An alternative is to book a whole vacation home. There are several beautifully restored dar houses (generally smaller than a riad and with a central patio, but no garden) that can be rented for a whole family or group of friends from as little as $90 a night. They all have their own kitchens and the owners will usually arrange for a woman from the neighborhood to rustle up home cooking that is better than what most of the restaurants in the medina can offer, and show you how to replicate the dishes when you get back home.

Nabila’s aunt Najia cooks wonderful food to order for guests at Dar Jnane, an 18th-century house with a patio flooded with natural light close to the R’cif souk.

Ginger- and saffron-flavored chicken tajine with olives and preserved lemon; lamb with quince; and fluffy couscous with seven vegetables are among her specialties, preceded by a selection of wonderfully fresh vegetable starters such as coriander-spiced carrots or zaalouk, a paste made with flame-cooked eggplants that fill the house with an intoxicating smoky aroma.

Najia was also happy to get us in the kitchen to help make harcha (pan-fried semolina flatbreads) or kneed the dough for meloui (multilayered pancakes). Both are central elements of breakfast, served with sweet mint tea, boiled eggs, soft white cheese and pastries on the dar’s roof terrace.

Working with Najia in the kitchen was a treat made more fun by the fact that our Arabic was non-existent and her English limited to a few words.
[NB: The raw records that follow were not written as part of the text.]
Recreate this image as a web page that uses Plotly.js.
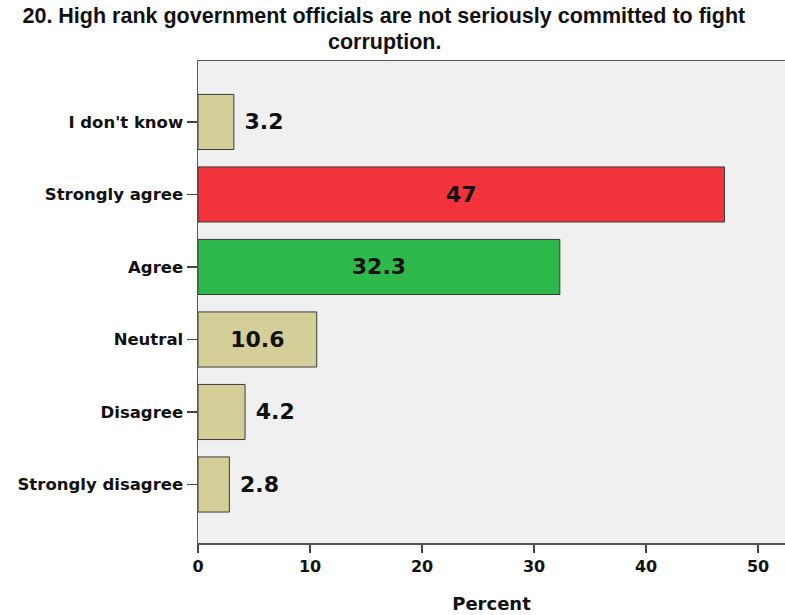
<!DOCTYPE html>
<html>
<head>
<meta charset="utf-8">
<script src="https://cdn.plot.ly/plotly-3.0.1.min.js"></script>
<style>html,body{margin:0;padding:0;background:#fff;}#chart{width:785px;height:615px;}</style>
</head>
<body>
<div id="chart"></div>
<script>
var categories = ["Strongly disagree", "Disagree", "Neutral", "Agree", "Strongly agree", "I don't know"];
var percents = [2.8, 4.2, 10.6, 32.3, 47, 3.2];
var barColors = ["#D4CF99", "#D4CF99", "#D4CF99", "#2FB84B", "#F2333C", "#D4CF99"];
var labelPositions = ["outside", "outside", "inside", "inside", "inside", "outside"];
var xTicks = [0, 10, 20, 30, 40, 50];
var titleLine1 = "20. High rank government officials are not seriously committed to fight";
var titleLine2 = "corruption.";

var trace = {
  type: "bar",
  orientation: "h",
  y: categories,
  x: percents,
  width: 0.76,
  marker: {color: barColors, line: {color: "#3a3a3a", width: 1}},
  text: percents.map(function (v, i) { return (labelPositions[i] === "outside" ? "\u00a0" : "") + String(v); }),
  textposition: labelPositions,
  insidetextanchor: "middle",
  textfont: {family: "DejaVu Sans", size: 22, color: "#111", weight: "bold"},
  cliponaxis: false,
  hoverinfo: "none"
};

var titleFont = {family: "Liberation Sans", size: 21.5, color: "#111", weight: "bold"};

var layout = {
  width: 785,
  height: 615,
  margin: {l: 198, r: 0, t: 61, b: 72},
  paper_bgcolor: "#ffffff",
  plot_bgcolor: "#F0F0F0",
  showlegend: false,
  title: {
    text: titleLine1,
    font: titleFont,
    x: 0.489, xanchor: "center", xref: "container",
    y: 0.9745, yanchor: "middle", yref: "container"
  },
  annotations: [{
    text: titleLine2,
    font: titleFont,
    xref: "paper", yref: "paper",
    x: 0.317, xanchor: "center",
    y: 1.0394, yanchor: "middle",
    showarrow: false
  }],
  xaxis: {
    range: [0, 52.4],
    tickvals: xTicks,
    ticktext: xTicks.map(String),
    ticks: "outside",
    ticklen: 8,
    tickwidth: 1.5,
    tickcolor: "#444",
    showgrid: false,
    zeroline: false,
    showline: true,
    linecolor: "#555",
    linewidth: 1.5,
    mirror: true,
    tickfont: {family: "DejaVu Sans", size: 16, color: "#111", weight: "bold"},
    title: {text: "Percent", font: {family: "DejaVu Sans", size: 18, color: "#111", weight: "bold"}, standoff: 22}
  },
  yaxis: {
    type: "category",
    range: [-0.807, 5.841],
    ticks: "outside",
    ticklen: 10,
    tickwidth: 1.5,
    tickcolor: "#444",
    showgrid: false,
    zeroline: false,
    showline: true,
    linecolor: "#555",
    linewidth: 1.5,
    mirror: false,
    tickfont: {family: "DejaVu Sans", size: 16.5, color: "#111", weight: "bold"}
  }
};

Plotly.newPlot("chart", [trace], layout, {displayModeBar: false, staticPlot: true});
</script>
</body>
</html>
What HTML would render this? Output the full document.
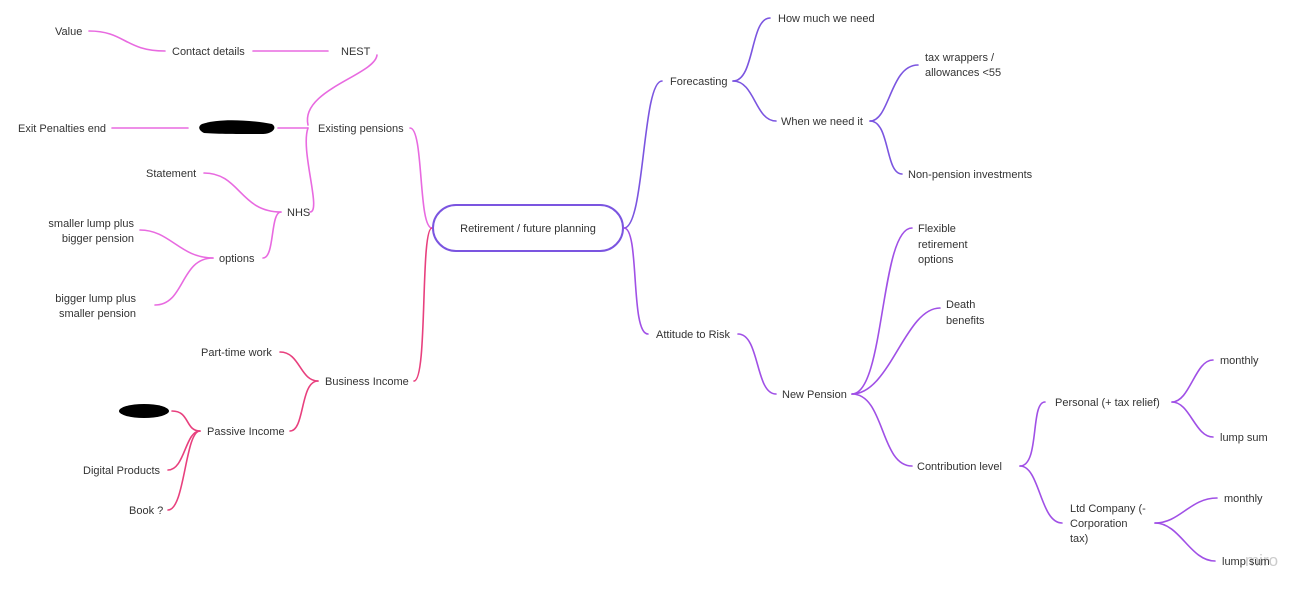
<!DOCTYPE html>
<html><head><meta charset="utf-8"><style>
html,body{margin:0;padding:0;background:#fff;width:1312px;height:592px;overflow:hidden}
svg text{font-family:"Liberation Sans",sans-serif;font-size:11px;fill:#333}
</style></head><body>
<svg width="1312" height="592" viewBox="0 0 1312 592" xmlns="http://www.w3.org/2000/svg">
<g fill="none" stroke-width="1.6" stroke-linecap="round">
<!-- left pink -->
<g stroke="#e86ae0">
<path d="M432 228 C418 228,424 128,410 128"/>
<path d="M308 125 C300 90,375 75,377 55"/>
<path d="M278 128 L308 128"/>
<path d="M310 212 C322 212,300 150,308 128"/>
<path d="M328 51 L253 51"/>
<path d="M165 51 C125 51,125 31,89 31"/>
<path d="M188 128 L112 128"/>
<path d="M281 212 C240 212,240 173,204 173"/>
<path d="M281 212 C270 212,275 258,263 258"/>
<path d="M213 258 C180 258,170 230,140 230"/>
<path d="M213 258 C180 258,185 305,155 305"/>
</g>
<g stroke="#e8407e">
<path d="M432 228 C420 228,428 381,414 381"/>
<path d="M318 381 C300 381,300 352,280 352"/>
<path d="M318 381 C300 381,305 431,290 431"/>
<path d="M200 431 C185 431,190 411,172 411"/>
<path d="M200 431 C185 431,185 470,168 470"/>
<path d="M200 431 C185 431,185 510,168 510"/>
</g>
<rect x="433" y="205" width="190" height="46" rx="23" stroke="#7b55e0" stroke-width="2"/>
<g stroke="#7b55e0">
<path d="M624 228 C645 228,642 81,662 81"/>
<path d="M733 81 C755 81,750 18,770 18"/>
<path d="M733 81 C755 81,755 121,776 121"/>
<path d="M870 121 C890 121,890 65,918 65"/>
<path d="M870 121 C890 121,885 174,902 174"/>
</g>
<g stroke="#a050e6">
<path d="M624 228 C640 228,630 334,648 334"/>
<path d="M738 334 C760 334,755 394,776 394"/>
<path d="M852 394 C885 394,880 228,912 228"/>
<path d="M852 394 C890 394,905 308,940 308"/>
<path d="M852 394 C885 394,880 466,912 466"/>
<path d="M1020 466 C1040 466,1030 402,1045 402"/>
<path d="M1020 466 C1040 466,1040 523,1062 523"/>
<path d="M1172 402 C1190 402,1195 360,1213 360"/>
<path d="M1172 402 C1190 402,1195 437,1213 437"/>
<path d="M1155 523 C1180 523,1190 498,1217 498"/>
<path d="M1155 523 C1180 523,1190 561,1215 561"/>
</g>
</g>
<!-- redactions -->
<path d="M202 124 C220 118,250 120,272 124 C278 128,272 134,262 134 C240 134,215 134,204 133 C198 130,198 126,202 124Z" fill="#000"/>
<ellipse cx="144" cy="411" rx="25" ry="7" fill="#000"/>
<text x="1245" y="566" style="font-size:17px;fill:#ccc">miro</text>
<text x="528" y="232" text-anchor="middle">Retirement / future planning</text>
<text x="55" y="35">Value</text>
<text x="172" y="55">Contact details</text>
<text x="341" y="55">NEST</text>
<text x="18" y="132">Exit Penalties end</text>
<text x="318" y="132">Existing pensions</text>
<text x="146" y="177">Statement</text>
<text x="287" y="216">NHS</text>
<text x="134" y="227" text-anchor="end">smaller lump plus</text>
<text x="134" y="242" text-anchor="end">bigger pension</text>
<text x="219" y="262">options</text>
<text x="136" y="302" text-anchor="end">bigger lump plus</text>
<text x="136" y="317" text-anchor="end">smaller pension</text>
<text x="201" y="356">Part-time work</text>
<text x="325" y="385">Business Income</text>
<text x="207" y="435">Passive Income</text>
<text x="83" y="474">Digital Products</text>
<text x="129" y="514">Book ?</text>
<text x="670" y="85">Forecasting</text>
<text x="778" y="22">How much we need</text>
<text x="781" y="125">When we need it</text>
<text x="925" y="61">tax wrappers /</text>
<text x="925" y="76">allowances &lt;55</text>
<text x="908" y="178">Non-pension investments</text>
<text x="656" y="338">Attitude to Risk</text>
<text x="782" y="398">New Pension</text>
<text x="918" y="232">Flexible</text>
<text x="918" y="248">retirement</text>
<text x="918" y="263">options</text>
<text x="946" y="308">Death</text>
<text x="946" y="324">benefits</text>
<text x="917" y="470">Contribution level</text>
<text x="1055" y="406">Personal (+ tax relief)</text>
<text x="1070" y="512">Ltd Company (-</text>
<text x="1070" y="527">Corporation</text>
<text x="1070" y="542">tax)</text>
<text x="1220" y="364">monthly</text>
<text x="1220" y="441">lump sum</text>
<text x="1224" y="502">monthly</text>
<text x="1222" y="565">lump sum</text>
</svg>
</body></html>
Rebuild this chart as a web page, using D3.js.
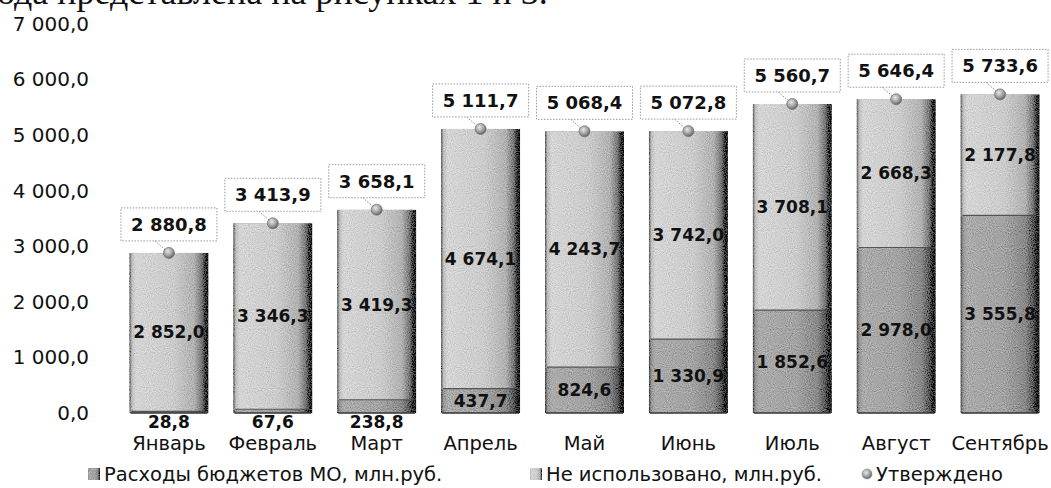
<!DOCTYPE html>
<html><head><meta charset="utf-8">
<script src="https://cdn.jsdelivr.net/npm/d3@7"></script>
<style>
html,body{margin:0;padding:0;background:#fff;}
svg{display:block;}
</style></head>
<body>
<script>
const categories = ["Январь","Февраль","Март","Апрель","Май","Июнь","Июль","Август","Сентябрь"];
const spent    = [28.8, 67.6, 238.8, 437.7, 824.6, 1330.9, 1852.6, 2978.0, 3555.8];
const unused   = [2852.0, 3346.3, 3419.3, 4674.1, 4243.7, 3742.0, 3708.1, 2668.3, 2177.8];
const approved = [2880.8, 3413.9, 3658.1, 5111.7, 5068.4, 5072.8, 5560.7, 5646.4, 5733.6];
const yTicks   = [0, 1000, 2000, 3000, 4000, 5000, 6000, 7000];
const seriesNames = ["Расходы бюджетов МО, млн.руб.", "Не использовано, млн.руб.", "Утверждено"];
const headerText = "ода представлена на рисунках 1 и 3.";

const W = 1051, H = 488;
const ru = d3.formatLocale({decimal: ",", thousands: "\u00a0", grouping: [3], currency: ["", ""]});
const fmt = ru.format(",.1f");

const svg = d3.select("body").append("svg").attr("width", W).attr("height", H);
const defs = svg.append("defs");

function hGrad(id, stops) {
  const g = defs.append("linearGradient").attr("id", id).attr("x1", 0).attr("x2", 1).attr("y1", 0).attr("y2", 0);
  stops.forEach(s => g.append("stop").attr("offset", s[0]).attr("stop-color", s[1]));
}
hGrad("gTop", [[0,"#555"],[0.03,"#bdbdbd"],[0.08,"#d4d4d4"],[0.55,"#cbcbcb"],[0.82,"#b0b0b0"],[0.92,"#747474"],[0.97,"#262626"],[1,"#111"]]);
hGrad("gBot", [[0,"#444"],[0.03,"#959595"],[0.08,"#aaaaaa"],[0.55,"#a2a2a2"],[0.82,"#888"],[0.92,"#575757"],[0.97,"#1c1c1c"],[1,"#0a0a0a"]]);
const rg = defs.append("radialGradient").attr("id", "gDot").attr("cx", 0.4).attr("cy", 0.35).attr("r", 0.7);
rg.append("stop").attr("offset", 0).attr("stop-color", "#e8e8e8");
rg.append("stop").attr("offset", 0.6).attr("stop-color", "#9a9a9a");
rg.append("stop").attr("offset", 1).attr("stop-color", "#555");

const f = defs.append("filter").attr("id", "grain").attr("x", 0).attr("y", 0).attr("width", "100%").attr("height", "100%");
f.append("feTurbulence").attr("type", "fractalNoise").attr("baseFrequency", 0.95).attr("numOctaves", 1).attr("seed", 4).attr("result", "n");
f.append("feColorMatrix").attr("in", "n").attr("type", "matrix")
  .attr("values", "0.33 0.33 0.33 0 0  0.33 0.33 0.33 0 0  0.33 0.33 0.33 0 0  0 0 0 0 1").attr("result", "g");
f.append("feComposite").attr("in", "SourceGraphic").attr("in2", "g").attr("operator", "arithmetic")
  .attr("k1", 0).attr("k2", 1).attr("k3", 0.75).attr("k4", -0.37).attr("result", "m");
f.append("feComposite").attr("in", "m").attr("in2", "SourceGraphic").attr("operator", "in");

// header fragment from the scanned page (cut at the top edge, as in the scan)
svg.append("text").attr("x", -3).attr("y", 4)
  .attr("font-family", "Liberation Serif").attr("font-size", 36).attr("fill", "#111")
  .text(headerText);

const x = d3.scaleBand().domain(categories).range([117, 1052]).paddingInner(0.24).paddingOuter(0.12);
const y = d3.scaleLinear().domain([0, 7000]).range([413, 24]);

// y axis labels (no line, no gridlines)
const yAxis = d3.axisLeft(y).tickValues(yTicks).tickFormat(fmt).tickSize(0).tickPadding(0);
const ya = svg.append("g").attr("transform", "translate(89,0)").call(yAxis);
ya.select(".domain").remove();
ya.selectAll("text").attr("font-family", "DejaVu Sans").attr("font-size", 20).attr("fill", "#111");

// x axis category labels
const xAxis = d3.axisBottom(x).tickSize(0).tickPadding(0);
const xa = svg.append("g").attr("transform", "translate(0,436)").call(xAxis);
xa.select(".domain").remove();
xa.selectAll("text").attr("font-family", "DejaVu Sans").attr("font-size", 19.5).attr("fill", "#111").attr("dy", "0.72em");

const rows = categories.map((c, i) => ({c, s: spent[i], u: unused[i], a: approved[i]}));

// bars
const bars = svg.append("g").attr("filter", "url(#grain)");
bars.selectAll("rect.bot").data(rows).join("rect").attr("class", "bot")
  .attr("x", d => x(d.c)).attr("width", x.bandwidth())
  .attr("y", d => y(d.s)).attr("height", d => y(0) - y(d.s))
  .attr("fill", "url(#gBot)");
bars.selectAll("rect.top").data(rows).join("rect").attr("class", "top")
  .attr("x", d => x(d.c)).attr("width", x.bandwidth())
  .attr("y", d => y(d.s + d.u)).attr("height", d => y(d.s) - y(d.s + d.u))
  .attr("fill", "url(#gTop)");
// segment boundary line and base line
svg.append("g").selectAll("line").data(rows).join("line")
  .attr("x1", d => x(d.c) + 2).attr("x2", d => x(d.c) + x.bandwidth() - 2)
  .attr("y1", d => y(d.s)).attr("y2", d => y(d.s))
  .attr("stroke", "#3a3a3a").attr("stroke-width", 1.2).attr("opacity", 0.8);
svg.append("g").selectAll("line").data(rows).join("line")
  .attr("x1", d => x(d.c) + 1).attr("x2", d => x(d.c) + x.bandwidth() - 1)
  .attr("y1", y(0)).attr("y2", y(0))
  .attr("stroke", "#333").attr("stroke-width", 1.5);

// labels inside segments
const lab = svg.append("g").attr("font-family", "DejaVu Sans").attr("font-weight", "bold").attr("font-size", 17)
  .attr("fill", "#111").attr("text-anchor", "middle");
lab.selectAll("text.u").data(rows).join("text").attr("class", "u")
  .attr("x", d => x(d.c) + x.bandwidth() / 2)
  .attr("y", d => (y(d.s) + y(d.s + d.u)) / 2).attr("dy", "0.36em")
  .text(d => fmt(d.u));
lab.selectAll("text.s").data(rows).join("text").attr("class", "s")
  .attr("x", d => x(d.c) + x.bandwidth() / 2)
  .attr("y", d => (y(0) - y(d.s) < 22) ? y(0) + 9 : (y(0) + y(d.s)) / 2)
  .attr("dy", "0.36em")
  .text(d => fmt(d.s));

// approved points with callouts
const bw = 96, bh = 33;
const call = svg.append("g").selectAll("g").data(rows).join("g")
  .attr("transform", d => `translate(${x(d.c) + x.bandwidth() / 2},${y(d.a)})`);
call.append("line").attr("x1", -14).attr("y1", -12).attr("x2", 0).attr("y2", 0)
  .attr("stroke", "#888").attr("stroke-width", 1).attr("stroke-dasharray", "1.5,1.5");
call.append("rect").attr("x", -bw / 2).attr("y", -12 - bh).attr("width", bw).attr("height", bh)
  .attr("fill", "#fff").attr("stroke", "#999").attr("stroke-width", 1).attr("stroke-dasharray", "1.5,1.5");
call.append("text").attr("x", 0).attr("y", -12 - bh / 2).attr("dy", "0.36em")
  .attr("text-anchor", "middle").attr("font-family", "DejaVu Sans").attr("font-weight", "bold")
  .attr("font-size", 18).attr("fill", "#111").text(d => fmt(d.a));
call.append("circle").attr("r", 5.5).attr("fill", "url(#gDot)").attr("stroke", "#777").attr("stroke-width", 0.8);

// legend
const leg = svg.append("g").attr("font-family", "DejaVu Sans").attr("font-size", 19.5).attr("fill", "#111");
const legItems = [
  {name: seriesNames[0], sx: 88, tx: 104, kind: "bot"},
  {name: seriesNames[1], sx: 530, tx: 546, kind: "top"},
  {name: seriesNames[2], sx: 862, tx: 876, kind: "dot"}
];
const ly = 474;
legItems.forEach(it => {
  if (it.kind === "dot") {
    leg.append("circle").attr("cx", it.sx + 5).attr("cy", ly).attr("r", 5).attr("fill", "url(#gDot)").attr("stroke", "#888").attr("stroke-width", 0.6);
  } else {
    leg.append("rect").attr("x", it.sx).attr("y", ly - 6).attr("width", 12).attr("height", 12)
      .attr("fill", it.kind === "bot" ? "url(#gBot)" : "url(#gTop)").attr("filter", "url(#grain)");
  }
  leg.append("text").attr("x", it.tx).attr("y", ly).attr("dy", "0.35em").text(it.name);
});
</script>
</body></html>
It was judged necessary to draft her French-speaking niece Nabila to teach us how to prepare one of the more complex and delicate classics of Moroccan cuisine: pastilla, a sweet-and-savory pie usually made with pigeon or chicken.

Having collected our freshly plucked chicken, we headed out of the souk with several bags laden with goodies. Under Nabila’s guidance we spiced the bird with ginger, saffron and black pepper; doused it with olive oil and tossed it with red onion; fried and ground the almonds that were folded into a bowl of beaten eggs; then layered the mixture in a casing of warka, a thin phyllo type pastry, before locking it into the oven.

Dusted with cinnamon and confectioner’s sugar this refined, aromatic dish was a delight, and eating it on our sun-soaked rooftop was the perfect reward for all that toil in the kitchen.